GOAL OF THE EXERCISE.
Write out the data again exactly, skipping every picture.

Plotting code records:
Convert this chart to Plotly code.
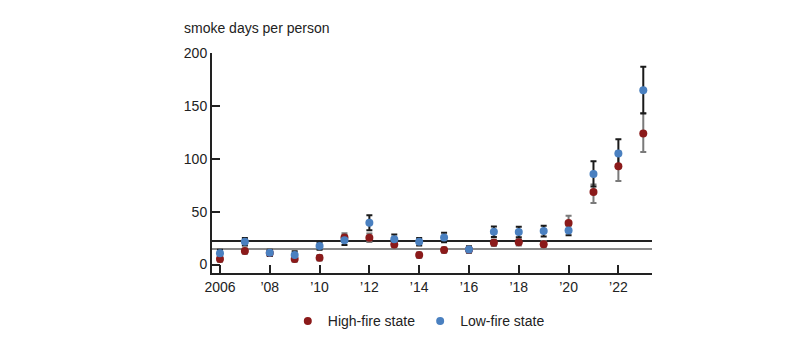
import plotly.graph_objects as go

years = list(range(2006, 2024))
high_fire = [5.2, 12.7, 11.0, 5.2, 6.4, 25.5, 25.3, 19.0, 9.0, 13.7, 14.0, 20.6, 21.0, 19.3, 39.2, 68.7, 92.9, 123.8]
high_err_plus = [2.5, 2.5, 2.5, 2.5, 2.5, 4.0, 4.0, 3.0, 2.5, 2.5, 2.5, 3.0, 3.0, 3.0, 7.0, 7.0, 14.0, 19.4]
high_err_minus = [2.5, 2.5, 2.5, 2.5, 2.5, 4.0, 4.0, 3.0, 2.5, 2.5, 2.5, 3.0, 3.0, 3.0, 6.0, 10.4, 14.0, 17.4]
low_fire = [10.6, 21.5, 11.1, 9.0, 17.5, 23.0, 39.5, 23.8, 21.5, 25.6, 14.3, 31.0, 30.7, 31.6, 32.3, 85.7, 104.9, 164.9]
low_err = [3.5, 3.5, 3.0, 3.5, 3.5, 4.5, 7.0, 4.5, 3.5, 4.5, 3.0, 5.0, 5.0, 5.0, 4.5, 12.0, 13.5, 22.0]
low_mean_line = 22.2
high_mean_line = 14.6

tick_years = [2006, 2008, 2010, 2012, 2014, 2016, 2018, 2020, 2022]
tick_text = ["2006", "\u201908", "\u201910", "\u201912", "\u201914", "\u201916", "\u201918", "\u201920", "\u201922"]
y_ticks = [0, 50, 100, 150, 200]

RED = "#8B1A1A"
BLUE = "#4A80C0"
FONT = "Liberation Sans, Arial, sans-serif"

fig = go.Figure()
# error bars (drawn first)
fig.add_trace(go.Scatter(
    x=years, y=high_fire, mode="markers", showlegend=False, hoverinfo="skip",
    marker=dict(size=8, color="rgba(0,0,0,0)"),
    error_y=dict(type="data", array=high_err_plus, arrayminus=high_err_minus,
                 color="#7a7a7a", thickness=2, width=3)))
fig.add_trace(go.Scatter(
    x=years, y=low_fire, mode="markers", showlegend=False, hoverinfo="skip",
    marker=dict(size=8, color="rgba(0,0,0,0)"),
    error_y=dict(type="data", array=low_err, color="#1a1a1a", thickness=2, width=3)))
# markers
fig.add_trace(go.Scatter(
    x=years, y=high_fire, mode="markers", name="High-fire state",
    marker=dict(size=8, color=RED)))
fig.add_trace(go.Scatter(
    x=years, y=low_fire, mode="markers", name="Low-fire state",
    marker=dict(size=8, color=BLUE)))

fig.add_hline(y=low_mean_line, line=dict(color="#222222", width=2), layer="below")
fig.add_hline(y=high_mean_line, line=dict(color="#8a8a8a", width=2), layer="below")

fig.update_layout(
    width=800, height=352,
    margin=dict(l=212, r=148, t=53, b=79),
    paper_bgcolor="white", plot_bgcolor="white",
    font=dict(family=FONT, size=14, color="#222222"),
    showlegend=True,
    legend=dict(orientation="h", x=0.47, xanchor="center", y=-0.22, yanchor="middle",
                font=dict(size=14), itemsizing="trace", itemwidth=30, traceorder="normal"),
    annotations=[dict(text="smoke days per person", xref="paper", yref="paper",
                      x=-0.068, y=1.112, xanchor="left", yanchor="middle",
                      showarrow=False, font=dict(size=14, color="#222222"))],
)
fig.update_xaxes(range=[2005.68, 2023.35], tickvals=tick_years, ticktext=tick_text,
                 showgrid=False, zeroline=False, showline=True, linecolor="#222222", linewidth=2,
                 ticks="inside", ticklen=8, tickwidth=2, tickcolor="#222222")
fig.update_yaxes(range=[-8, 200], tickvals=y_ticks,
                 showgrid=False, zeroline=False, showline=True, linecolor="#222222", linewidth=2,
                 ticks="inside", ticklen=8, tickwidth=2, tickcolor="#222222")

fig.write_html("out.html")
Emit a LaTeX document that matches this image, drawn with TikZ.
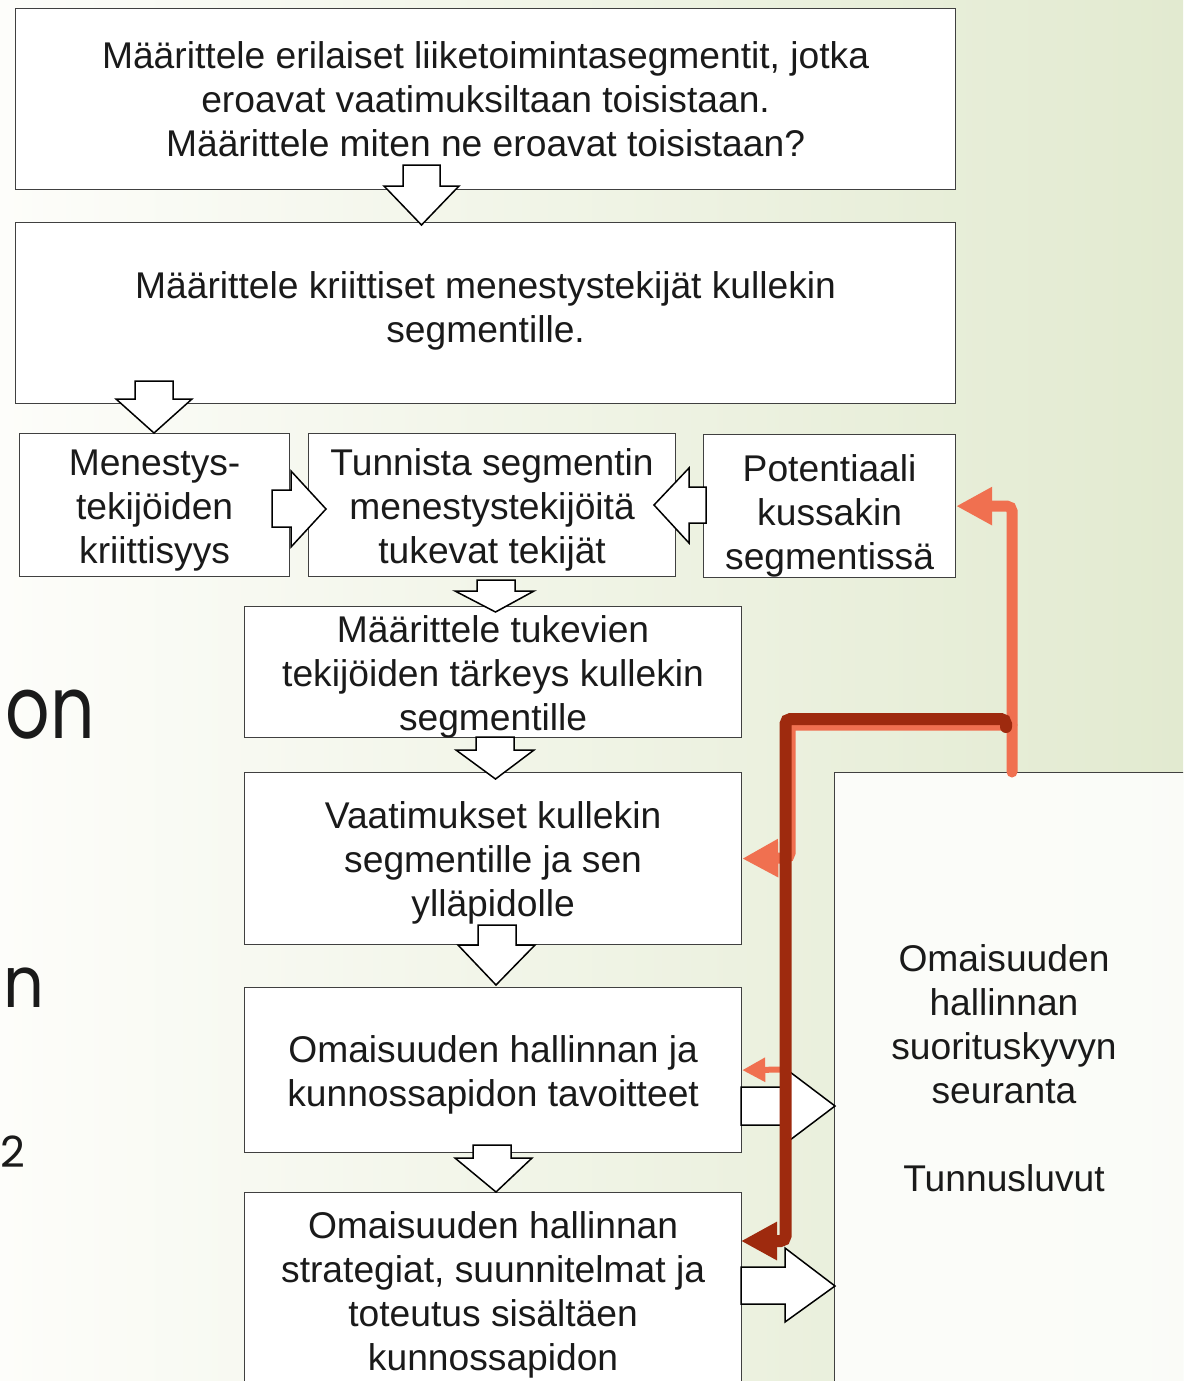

RESULT.
Convert this chart to Plotly code.
import plotly.graph_objects as go

years = list(range(2006, 2024))
high_fire = [5.2, 12.7, 11.0, 5.2, 6.4, 25.5, 25.3, 19.0, 9.0, 13.7, 14.0, 20.6, 21.0, 19.3, 39.2, 68.7, 92.9, 123.8]
high_err_plus = [2.5, 2.5, 2.5, 2.5, 2.5, 4.0, 4.0, 3.0, 2.5, 2.5, 2.5, 3.0, 3.0, 3.0, 7.0, 7.0, 14.0, 19.4]
high_err_minus = [2.5, 2.5, 2.5, 2.5, 2.5, 4.0, 4.0, 3.0, 2.5, 2.5, 2.5, 3.0, 3.0, 3.0, 6.0, 10.4, 14.0, 17.4]
low_fire = [10.6, 21.5, 11.1, 9.0, 17.5, 23.0, 39.5, 23.8, 21.5, 25.6, 14.3, 31.0, 30.7, 31.6, 32.3, 85.7, 104.9, 164.9]
low_err = [3.5, 3.5, 3.0, 3.5, 3.5, 4.5, 7.0, 4.5, 3.5, 4.5, 3.0, 5.0, 5.0, 5.0, 4.5, 12.0, 13.5, 22.0]
low_mean_line = 22.2
high_mean_line = 14.6

tick_years = [2006, 2008, 2010, 2012, 2014, 2016, 2018, 2020, 2022]
tick_text = ["2006", "\u201908", "\u201910", "\u201912", "\u201914", "\u201916", "\u201918", "\u201920", "\u201922"]
y_ticks = [0, 50, 100, 150, 200]

RED = "#8B1A1A"
BLUE = "#4A80C0"
FONT = "Liberation Sans, Arial, sans-serif"

fig = go.Figure()
# error bars (drawn first)
fig.add_trace(go.Scatter(
    x=years, y=high_fire, mode="markers", showlegend=False, hoverinfo="skip",
    marker=dict(size=8, color="rgba(0,0,0,0)"),
    error_y=dict(type="data", array=high_err_plus, arrayminus=high_err_minus,
                 color="#7a7a7a", thickness=2, width=3)))
fig.add_trace(go.Scatter(
    x=years, y=low_fire, mode="markers", showlegend=False, hoverinfo="skip",
    marker=dict(size=8, color="rgba(0,0,0,0)"),
    error_y=dict(type="data", array=low_err, color="#1a1a1a", thickness=2, width=3)))
# markers
fig.add_trace(go.Scatter(
    x=years, y=high_fire, mode="markers", name="High-fire state",
    marker=dict(size=8, color=RED)))
fig.add_trace(go.Scatter(
    x=years, y=low_fire, mode="markers", name="Low-fire state",
    marker=dict(size=8, color=BLUE)))

fig.add_hline(y=low_mean_line, line=dict(color="#222222", width=2), layer="below")
fig.add_hline(y=high_mean_line, line=dict(color="#8a8a8a", width=2), layer="below")

fig.update_layout(
    width=800, height=352,
    margin=dict(l=212, r=148, t=53, b=79),
    paper_bgcolor="white", plot_bgcolor="white",
    font=dict(family=FONT, size=14, color="#222222"),
    showlegend=True,
    legend=dict(orientation="h", x=0.47, xanchor="center", y=-0.22, yanchor="middle",
                font=dict(size=14), itemsizing="trace", itemwidth=30, traceorder="normal"),
    annotations=[dict(text="smoke days per person", xref="paper", yref="paper",
                      x=-0.068, y=1.112, xanchor="left", yanchor="middle",
                      showarrow=False, font=dict(size=14, color="#222222"))],
)
fig.update_xaxes(range=[2005.68, 2023.35], tickvals=tick_years, ticktext=tick_text,
                 showgrid=False, zeroline=False, showline=True, linecolor="#222222", linewidth=2,
                 ticks="inside", ticklen=8, tickwidth=2, tickcolor="#222222")
fig.update_yaxes(range=[-8, 200], tickvals=y_ticks,
                 showgrid=False, zeroline=False, showline=True, linecolor="#222222", linewidth=2,
                 ticks="inside", ticklen=8, tickwidth=2, tickcolor="#222222")

fig.write_html("out.html")
Emit a LaTeX document that matches this image, drawn with TikZ.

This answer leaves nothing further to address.